In the world of digital technology, exporters prefer to conduct most of their activities online. It involves everything, from preparing various export documents to booking freight and managing the entire supply chain. Consequently, they enjoy numerous advantages like improved efficiency to reduced penalties and better compliance with international trade norms. Likewise, various government bodies have been abolishing the traditional practices and procedures to replace them with electronic ones.
For instance, every exporter needed to contact cargo terminal operators manually in order to obtain cargo acceptance. For this, they would fill the form called Export Receival Advice (ERA) and submit the same manually. It was a tedious task as it consumed a lot of time and had coordination issues. It was in the year 2004 that pre-receival advice (ERA) replaced ERA to address a lot of issues.
So, what is pre-receival advice or PRA? In simple words, it is a message from an exporter (or his or her agent) to stevedore, informing the latter about the cargo which is ready for dispatch to the cargo terminal. In response to this message, the stevedore grants cargo acceptance. It is only after the successful cargo acceptance message that the exporter sends the consignment to the terminal.
Now, there are many questions one may ask:
- First, why ERA proved to be an inefficient way to achieve cargo acceptance?
- Second, how PRA achieves the required efficiency?
- Third, how does this switch affect the overall trade supply chain?
- Most importantly, how ERA would have been a misfit in today’s world?
Let’s understand answers to these questions through the following points that are absolutely valid.
Manual Errors Are Unacceptable
Needless to say, no exporter can afford human errors in this era of extreme competition. To clarify, let’s take an example of including a wrong Customs Authority Number (CAN) in the information form submitted to a cargo terminal operator. Obviously, this leads to rejection of the form which further requires re-submission of the form. As a result, a lot of valuable time gets wasted which may result in shipping delays.
On the other hand, using a software to prepare and submit a PRA automates the entire process. It means that human participation is less and so are the chances of human errors.
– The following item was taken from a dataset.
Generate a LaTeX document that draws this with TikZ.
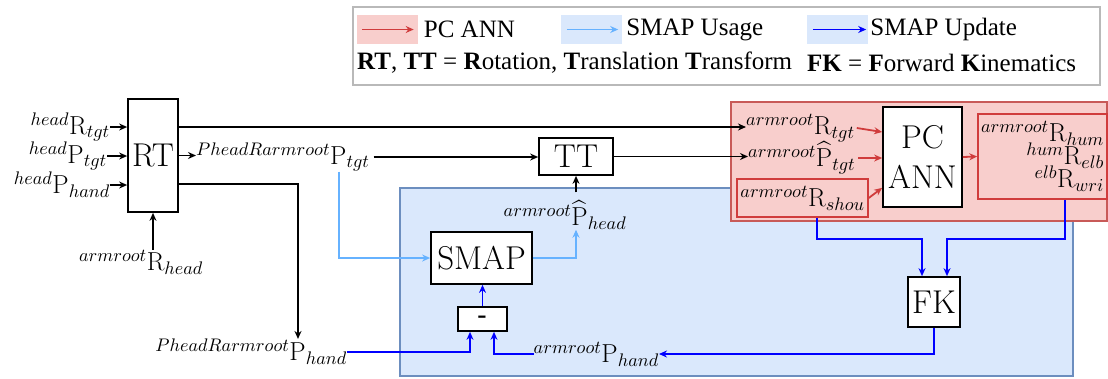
\documentclass[tikz,border=0pt]{standalone}
\usepackage{fontspec}
\newfontfamily\legfont{Liberation Serif}
\usepackage{amsmath}
\DeclareFontShape{OML}{cmm}{m}{it}{<->cmmi10}{}
\usetikzlibrary{arrows.meta, positioning}
\definecolor{pcred}{RGB}{208,60,60}
\definecolor{pcfill}{RGB}{248,206,204}
\definecolor{pcedge}{RGB}{200,90,88}
\definecolor{usecol}{RGB}{102,178,255}
\definecolor{updcol}{RGB}{0,0,255}
\definecolor{updfill}{RGB}{218,232,252}
\definecolor{updedge}{RGB}{108,142,191}
\tikzstyle{block} = [rectangle, draw=black, line width=1.7pt, fill=white, inner sep=0pt, font=\fontsize{33}{40}\selectfont]
\tikzstyle{lbl} = [inner sep=0pt, font=\fontsize{26}{30}\selectfont]
\tikzstyle{redbox} = [rectangle, draw=pcred, line width=1.5pt, fill=pcfill, inner sep=0pt]
\tikzstyle{patch} = [rectangle, minimum width=61pt, minimum height=29pt, inner sep=0pt]
\tikzstyle{legtext} = [inner sep=0pt, font=\legfont\fontsize{25}{30}\selectfont]
\tikzstyle{blkarrow} = [line width=1.8pt, -{Stealth[length=8pt, width=7pt]}]
\tikzstyle{pcarrow} = [blkarrow, draw=pcred]
\tikzstyle{usearrow} = [blkarrow, draw=usecol]
\tikzstyle{updarrow} = [blkarrow, draw=updcol]

\begin{document}
\begin{tikzpicture}[x=1pt, y=-1pt]
\useasboundingbox (0,0) rectangle (1108,378);
\draw [updedge, line width=1.5pt, fill=updfill] (400,188) rectangle (1073,376);
\draw [pcedge, line width=1.5pt, fill=pcfill] (731,102) rectangle (1107,221);
\draw [gray!55, line width=1.2pt] (353,7) rectangle (1100,85);
\node (pcpatch) [patch, fill=pcfill] at (387,29.5) {};
\node (usepatch) [patch, fill=updfill] at (591.5,29.5) {};
\node (updpatch) [patch, fill=updfill] at (837.5,29.5) {};
\node (pcleg) [legtext, right=6pt of pcpatch] {PC ANN};
\node (useleg) [legtext, right=4pt of usepatch] {SMAP Usage};
\node (updleg) [legtext, right=2pt of updpatch] {SMAP Update};
\node (rtdef) [legtext, anchor=west] at (357,63) {\textbf{RT}, \textbf{TT} = \textbf{R}otation, \textbf{T}ranslation \textbf{T}ransform};
\node (fkdef) [legtext, anchor=west] at (807,63) {\textbf{FK} = \textbf{F}orward \textbf{K}inematics};
\node (rt) [block, minimum width=50pt, minimum height=113pt] at (153,155.5) {RT};
\node (tt) [block, minimum width=74pt, minimum height=37pt] at (576,156.5) {TT};
\node (smap) [block, minimum width=101pt, minimum height=52pt] at (481.5,258) {SMAP};
\node (minus) [block, minimum width=49pt, minimum height=24pt, font=\fontsize{24}{28}\selectfont\bfseries] at (482.5,319) {-};
\node (fk) [block, minimum width=52pt, minimum height=50pt] at (934,302) {FK};
\node (pcann) [block, minimum width=79pt, minimum height=100pt, align=center] at (922.5,157) {PC\\ANN};
\node (shou) [redbox, lbl, minimum width=131pt, minimum height=38pt] at (802.5,198) {$^{armroot}\mathrm{R}_{shou}$};
\node (outbox) [redbox, lbl, minimum width=129pt, minimum height=85pt, align=right] at (1042.5,156.5) {$^{armroot}\mathrm{R}_{hum}$\\[-7pt] $^{hum}\mathrm{R}_{elb}$\\[-7pt] $^{elb}\mathrm{R}_{wri}$};
\node (hRtgt) [lbl, anchor=east] at (110,127) {$^{head}\mathrm{R}_{tgt}$};
\node (hPtgt) [lbl, anchor=east] at (107,156) {$^{head}\mathrm{P}_{tgt}$};
\node (hPhand) [lbl, anchor=east] at (110,185) {$^{head}\mathrm{P}_{hand}$};
\node (aRhead) [lbl] at (141,262) {$^{armroot}\mathrm{R}_{head}$};
\node (pRtgt) [lbl, anchor=west] at (196,157) {$^{PheadRarmroot}\mathrm{P}_{tgt}$};
\node (pRhand) [lbl, anchor=east] at (347,352) {$^{PheadRarmroot}\mathrm{P}_{hand}$};
\node (aPhead) [lbl] at (565,215) {$^{armroot}\widehat{\mathrm{P}}_{head}$};
\node (aPhand) [lbl, anchor=east] at (659,354) {$^{armroot}\mathrm{P}_{hand}$};
\node (aRtgt) [lbl, anchor=west] at (746,128) {$^{armroot}\mathrm{R}_{tgt}$};
\node (aPtgt) [lbl, anchor=west] at (748,158) {$^{armroot}\widehat{\mathrm{P}}_{tgt}$};
\draw [pcarrow, line width=1.2pt] ([xshift=6pt]pcpatch.west) -- ([xshift=-4pt]pcpatch.east);
\draw [usearrow, line width=1.2pt] ([xshift=6pt]usepatch.west) -- ([xshift=-4pt]usepatch.east);
\draw [updarrow, line width=1.2pt] ([xshift=6pt]updpatch.west) -- ([xshift=-2pt]updpatch.east);
\draw [blkarrow] (hRtgt.east) -- (hRtgt.east -| rt.west);
\draw [blkarrow] (hPtgt.east) -- (hPtgt.east -| rt.west);
\draw [blkarrow] (hPhand.east) -- (hPhand.east -| rt.west);
\draw [blkarrow] (aRhead.north -| rt.south) -- (rt.south);
\draw [blkarrow] ([yshift=28.5pt]rt.east) -- ([yshift=28.5pt]rt.east -| aRtgt.west);
\draw [blkarrow] (rt.east) -- (rt.east -| pRtgt.west);
\draw [blkarrow] ([yshift=-28.5pt]rt.east) -| ([xshift=-49pt]pRhand.north east);
\draw [blkarrow] ([xshift=4pt]pRtgt.east) -- (pRtgt.east -| tt.west);
\draw [blkarrow] (tt.east) -- (tt.east -| aPtgt.west);
\draw [blkarrow] (aPhead.north -| tt.south) ++(0,-8) -- (tt.south);
\draw [usearrow] ([xshift=-31pt]pRtgt.south east) |- (smap.west);
\draw [usearrow] (smap.east) -| (aPhead.south -| tt.south);
\draw [updarrow] (minus.north) -- (minus.north |- smap.south);
\draw [updarrow] (pRhand.east) -| ([xshift=-12.5pt]minus.south);
\draw [updarrow] (aPhand.west) -| ([xshift=11.5pt]minus.south);
\draw [updarrow] (fk.south) |- (aPhand.east);
\draw [updarrow] ([xshift=14.5pt]shou.south) -- ++(0,21) -| ([xshift=-12pt]fk.north);
\draw [updarrow] ([xshift=22.5pt]outbox.south) -- ++(0,39) -| ([xshift=13pt]fk.north);
\draw [pcarrow] ([xshift=2pt]aRtgt.east) -- ([yshift=25pt]pcann.west);
\draw [pcarrow] ([xshift=3pt]aPtgt.east) -- (aPtgt.east -| pcann.west);
\draw [pcarrow] (shou.east) -- ([yshift=20pt]pcann.south west);
\draw [pcarrow] (pcann.east) -- (outbox.west);
\end{tikzpicture}
\end{document}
Decentralised Data Reduces Productivity
Imagine how cumbersome it would be to refer to different paper files and scattered sources of information to prepare an ERA. You can expect many issues like misinformation, data inconsistency, loss of time and a huge amount of labour. As compared to this, preparing a PRA electronically using a centrally-controlled system can make the task much easier.
Moreover, existence of cloud data storage and processing systems, data centralisation has indeed become a boon. It is unbelievably faster and a convenient way to access data from any place, at any time and using any device. Hence, manual ERA submission is completely inappropriate in this scenario.
No Scope for Extra Time and Costs
The export businesses have always been worried about their bottom lines. However, communicating with terminal operators using ERA always led to wastage of time as well as money in many ways. On the other hand, submitting PRA using a suitable electronic system can help you in:
- Simultaneously sending the PRAs in bulk for all the containers in a consignment
- Communicating with different cargo terminals across Australia
- Responding quickly to any queries from the stevedores
- Fast-tracking to remain up-to-date about the PRA status
- Eliminating errors and mistakes and thereby, avoiding the possible penalties
Unsynchronised Export Documentation Can Bring in Inefficiency
Finally, you need to think about the complete process of export documentation and not just the manually-done ERA. Investing in one platform or system to maintain sync in preparing, sharing and storing various export documents can dramatically reduce the possibilities of any loophole.
For example, an exporter needs to share information included in a PRA with the shipping company as well. The terminal operator compares the information he or she receives from the exporter with that he or she receives from the shipping line. Due to this, it is essential that all details match accurately and it is possible only through synchronised documentation.
To conclude, PRA replaces ERA at the right time to meet the modern day trade requirements. Make sure that you make the best out of this transition using the best technology and tools.